The service contract is: one handler, any client, best available transport.

10. Feature surface

  • REST: router, extractors, JSON response builder (user-chosen codec), content negotiation helpers, ranges on file responses.
  • OpenAPI: routes carry metadata, livery_openapi:build/1 emits a 3.1 document, /openapi.json is served, optional request/response validation middleware, Redoc and Swagger UI from priv/.
  • MCP: Streamable HTTP handler mounted at a user-chosen path, bridging to barrel_mcp's protocol core. No second listener. No separate auth. No separate tracing.
  • WebSocket: RFC 6455 via ws with upgrade paths for H1 (Upgrade), H2 (RFC 8441), H3 (RFC 9220).
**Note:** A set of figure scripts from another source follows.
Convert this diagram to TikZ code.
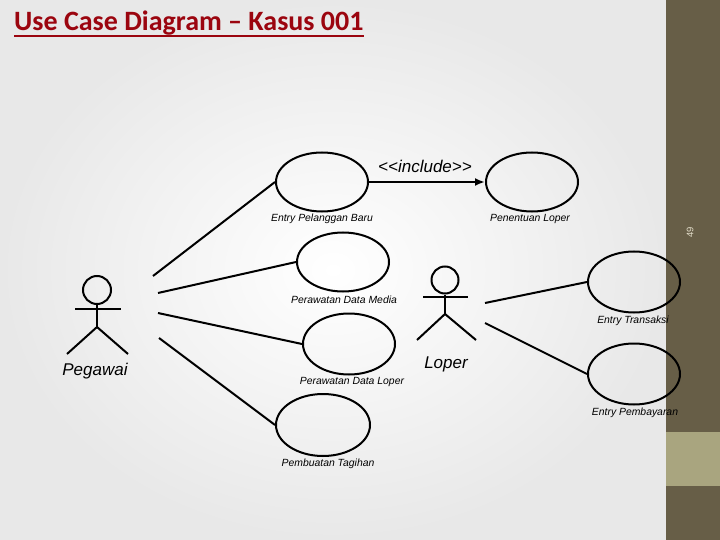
\documentclass[tikz,border=0pt]{standalone}
\usepackage{fontspec}
\setmainfont{Liberation Sans}
\newfontfamily\titlefont{Carlito}
\usetikzlibrary{arrows.meta,shapes.geometric}
\definecolor{titlered}{RGB}{155,5,15}
\definecolor{bardark}{RGB}{103,94,71}
\definecolor{barlight}{RGB}{169,165,127}
\definecolor{pagenum}{RGB}{225,220,200}
\definecolor{bgedge}{RGB}{232,232,232}
\begin{document}
\begin{tikzpicture}[x=1pt,y=-1pt,
  uc/.style={draw, line width=2pt, ellipse, inner sep=0pt, minimum width=92pt, minimum height=59pt},
  uclabel/.style={font=\itshape\fontsize{10.4}{12}\selectfont, inner sep=0pt},
  actorlabel/.style={font=\itshape\fontsize{17}{19}\selectfont, inner sep=0pt},
  assoc/.style={line width=2pt},
  actorline/.style={line width=2pt},
  head/.style={draw, circle, line width=2pt, inner sep=0pt, minimum size=28pt}]
\useasboundingbox (0,0) rectangle (720,540);
% background
\shade[inner color=white, outer color=bgedge] (0,0) rectangle (666,540);
\fill[bardark] (666,0) rectangle (720,540);
\fill[barlight] (666,432) rectangle (720,486);
\node[rotate=90, text=pagenum, font=\fontsize{9.5}{10}\selectfont, inner sep=0pt] (pnum) at (690,232) {49};
% title
\node[anchor=base west, inner sep=0pt, text=titlered, font=\titlefont\bfseries\fontsize{28}{30}\selectfont] (title) at (14,31) {Use Case Diagram – Kasus 001};
\draw[titlered, line width=2pt] ([yshift=-5pt]title.base west) -- ([yshift=-5pt]title.base east);
% use cases
\node[uc] (epb) at (322,182) {};
\node[uc] (pl) at (532,182) {};
\node[uc] (pdm) at (343,262) {};
\node[uc, minimum height=61pt] (pdl) at (349,344) {};
\node[uc, minimum height=62pt, minimum width=94pt] (pt) at (323,425) {};
\node[uc, minimum height=61pt] (et) at (634,282) {};
\node[uc, minimum height=61pt] (ep) at (634,374) {};
\node[uclabel] (epbL) at (322,219) {Entry Pelanggan Baru};
\node[uclabel] (plL) at (530,219) {Penentuan Loper};
\node[uclabel] (pdmL) at (344,300) {Perawatan Data Media};
\node[uclabel] (pdlL) at (352,382) {Perawatan Data Loper};
\node[uclabel] (ptL) at (328,464) {Pembuatan Tagihan};
\node[uclabel] (etL) at (633,321) {Entry Transaksi};
\node[uclabel] (epL) at (635,413) {Entry Pembayaran};
% include
\draw[assoc, -{Latex[length=10pt,width=8pt]}] (epb.east) -- (pl.west);
\node[font=\itshape\fontsize{17}{19}\selectfont, inner sep=0pt] (inc) at (425,166) {<{}<include>{}>};
% actor Pegawai
\node[head] (pegH) at (97,290) {};
\coordinate (pegN) at (97,327);
\coordinate (pegAL) at (75,309);
\coordinate (pegAR) at (121,309);
\coordinate (pegLL) at (67,354);
\coordinate (pegLR) at (128,354);
\draw[actorline] (pegH.south) -- (pegN);
\draw[actorline] (pegAL) -- (pegAR);
\draw[actorline] (pegLL) -- (pegN) -- (pegLR);
\node[actorlabel] (pegL) at (95,371) {Pegawai};
% actor Loper
\node[head, minimum size=27pt] (lopH) at (445,280) {};
\coordinate (lopN) at (445,314);
\coordinate (lopAL) at (423,297);
\coordinate (lopAR) at (468,297);
\coordinate (lopLL) at (417,340);
\coordinate (lopLR) at (476,340);
\draw[actorline] (lopH.south) -- (lopN);
\draw[actorline] (lopAL) -- (lopAR);
\draw[actorline] (lopLL) -- (lopN) -- (lopLR);
\node[actorlabel] (lopL) at (446,364) {Loper};
% associations
\coordinate (p1) at (153,276);
\coordinate (p2) at (158,293);
\coordinate (p3) at (158,313);
\coordinate (p4) at (159,338);
\coordinate (l1) at (485,303);
\coordinate (l2) at (485,323);
\draw[assoc] (p1) -- (epb.west);
\draw[assoc] (p2) -- (pdm.west);
\draw[assoc] (p3) -- (pdl.west);
\draw[assoc] (p4) -- (pt.west);
\draw[assoc] (l1) -- (et.west);
\draw[assoc] (l2) -- (ep.west);
\end{tikzpicture}
\end{document}
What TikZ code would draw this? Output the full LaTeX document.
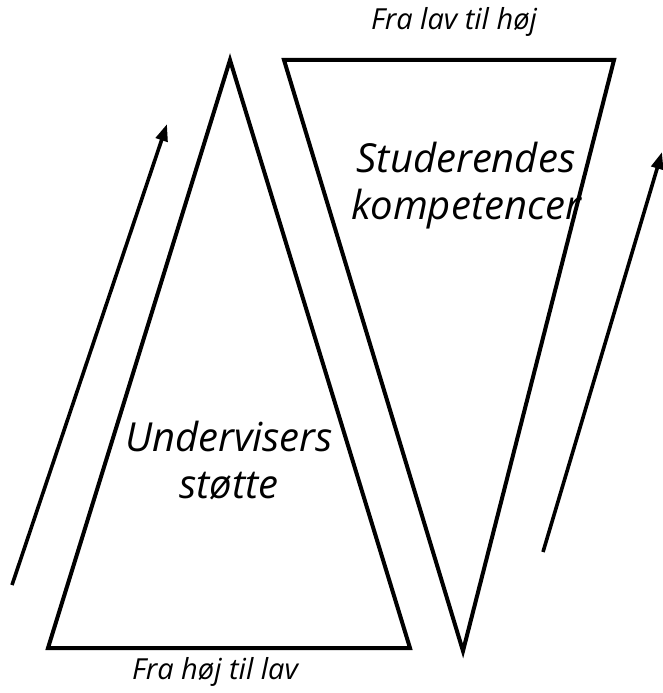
\documentclass[tikz,border=0pt]{standalone}
\usepackage{fontspec}
\setmainfont{Open Sans}
\usetikzlibrary{arrows.meta}
\begin{document}
\begin{tikzpicture}[x=1pt,y=-1pt,
  tri/.style={draw=black,line width=4pt,line join=miter},
  arr/.style={draw=black,line width=3.6pt,-{Triangle[length=17pt,width=12pt]}},
  lab/.style={font=\itshape\fontsize{29}{33}\selectfont,inner sep=0pt},
  big/.style={font=\itshape\fontsize{40}{47}\selectfont,inner sep=0pt,align=center}]
\useasboundingbox (0,0) rectangle (663,693);
\coordinate (la) at (230,60);
\coordinate (ll) at (48,648);
\coordinate (lr) at (410,648);
\coordinate (rl) at (284,60);
\coordinate (rr) at (614,60);
\coordinate (rb) at (463,651);
\draw[tri] (la) -- (lr) -- (ll) -- cycle;
\draw[tri] (rl) -- (rr) -- (rb) -- cycle;
\coordinate (a1s) at (12,585);
\coordinate (a1e) at (167,124);
\coordinate (a2s) at (543,552);
\coordinate (a2e) at (662,152);
\draw[arr] (a1s) -- (a1e);
\draw[arr] (a2s) -- (a2e);
\node[lab] (top) at (454,22) {Fra lav til høj};
\node[lab] (bot) at (215,672) {Fra høj til lav};
\node[big] (st) at (466,186) {Studerendes\\kompetencer};
\node[big] (un) at (229,461) {Undervisers\\støtte};
\end{tikzpicture}
\end{document}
Permessage-deflate available.
  • WebTransport: via webtransport on H2 and H3. Datagram send and bidirectional streams.
  • SSE: livery_resp:sse/2 with heartbeat and disconnect detection, works identically on H1 (chunked), H2 (DATA frames), H3 (DATA frames).
  • Auth: OIDC discovery, JWKS rotation, JWT RS256 and ES256 verification, optional RFC 7662 introspection, optional session cookie. livery_auth_bearer middleware, user/1 extractor in livery_ext.
  • Observability: livery_instrument_trace opens a span per request via instrument_tracer, propagates W3C traceparent, attaches HTTP semantic attributes. livery_instrument_metrics records counters, gauges, and histograms via instrument_meter following the OpenTelemetry HTTP server semantic conventions. Structured logs carry trace_id and span_id.
  • Graceful shutdown: livery_drain stops accepting new streams, lets in-flight requests finish within a configurable window, then closes.
  • Built-in middleware: livery_request_id generates or honors X-Request-ID; livery_body_limit caps inbound body size with a 413 response; livery_timeout enforces a per-route deadline with a 504 response; livery_access_log emits one structured log line per request (the in-stack replacement for Cowboy's cowboy_stream access-log handler). Each is opt-in by adding it to the user's middleware stack.

11. Performance principles

  • Zero-copy iodata through the pipeline. No per-chunk serialization round-trips.
  • Header lists lowercased on ingest once; lookups are case-direct after that.
  • Per-request process is short-lived and uses minimal heap. No gen_server mailbox churn for small requests.
  • Streaming reads demand-driven, bounded buffer, reset on overflow.
  • Dispatch path dialyzer-clean and inline-friendly.
  • Continuous benchmarks against a reference handler on wrk, h2load, and quiche-client. CI fails on a p99 regression larger than 10 percent.

12. Out of scope

  • HTTP/2 server push (PUSH_PROMISE). Deprecated, disabled in browsers.
  • HTTP/2 priority tree. Replaced by RFC 9218 and handled upstream in h2 if at all.
  • In-tree HTTP/1.1 parser, HPACK, QPACK, QUIC state machine. Owned by the wire libraries.
  • Built-in HTML templating, view helpers, ORM. Composable with user-chosen libraries.
  • Built-in JSON codec. Users plug thoas, jsx, or any other codec. Livery's json/2 accepts pre-encoded iodata.

13. Success criteria

Livery v1.0 ships when:

  1. livery:start_service/1 brings up H1, H2, and H3 on :443/:80, all serving one handler set.
  2. test/livery_parity_SUITE.erl is green: the same handler matrix passes against livery_test_adapter, livery_h1, livery_h2, livery_h3.
  3. h2spec, QUIC interop (quiche-client, ngtcp2-client), and Autobahn suites are green in docker-CI.
  4. A Keycloak-protected route, an /openapi.json, an MCP tool over Inspector, a WebSocket echo, an SSE feed, and a WT echo session all work from a single umbrella service.
  5. Tracing is visible in Jaeger with the HTTP semantic attributes set and traceparent propagated.
  6. Performance on the reference handler is within 10 percent p99 of the legacy baseline.
  7. rebar3 dialyzer and rebar3 xref are clean.
  8. erllama_server runs against livery:start_service/1 over the full H3 -> H2 -> H1 chain: its CT suite passes when driven over H1, H2, and H3 with the same handler set, NDJSON streaming on /api/pull and /api/chat works on each protocol, and clients race up to H3 via Alt-Svc. Concrete proof that Livery replaces Cowboy in a live service and unlocks H2 and H3 in the process.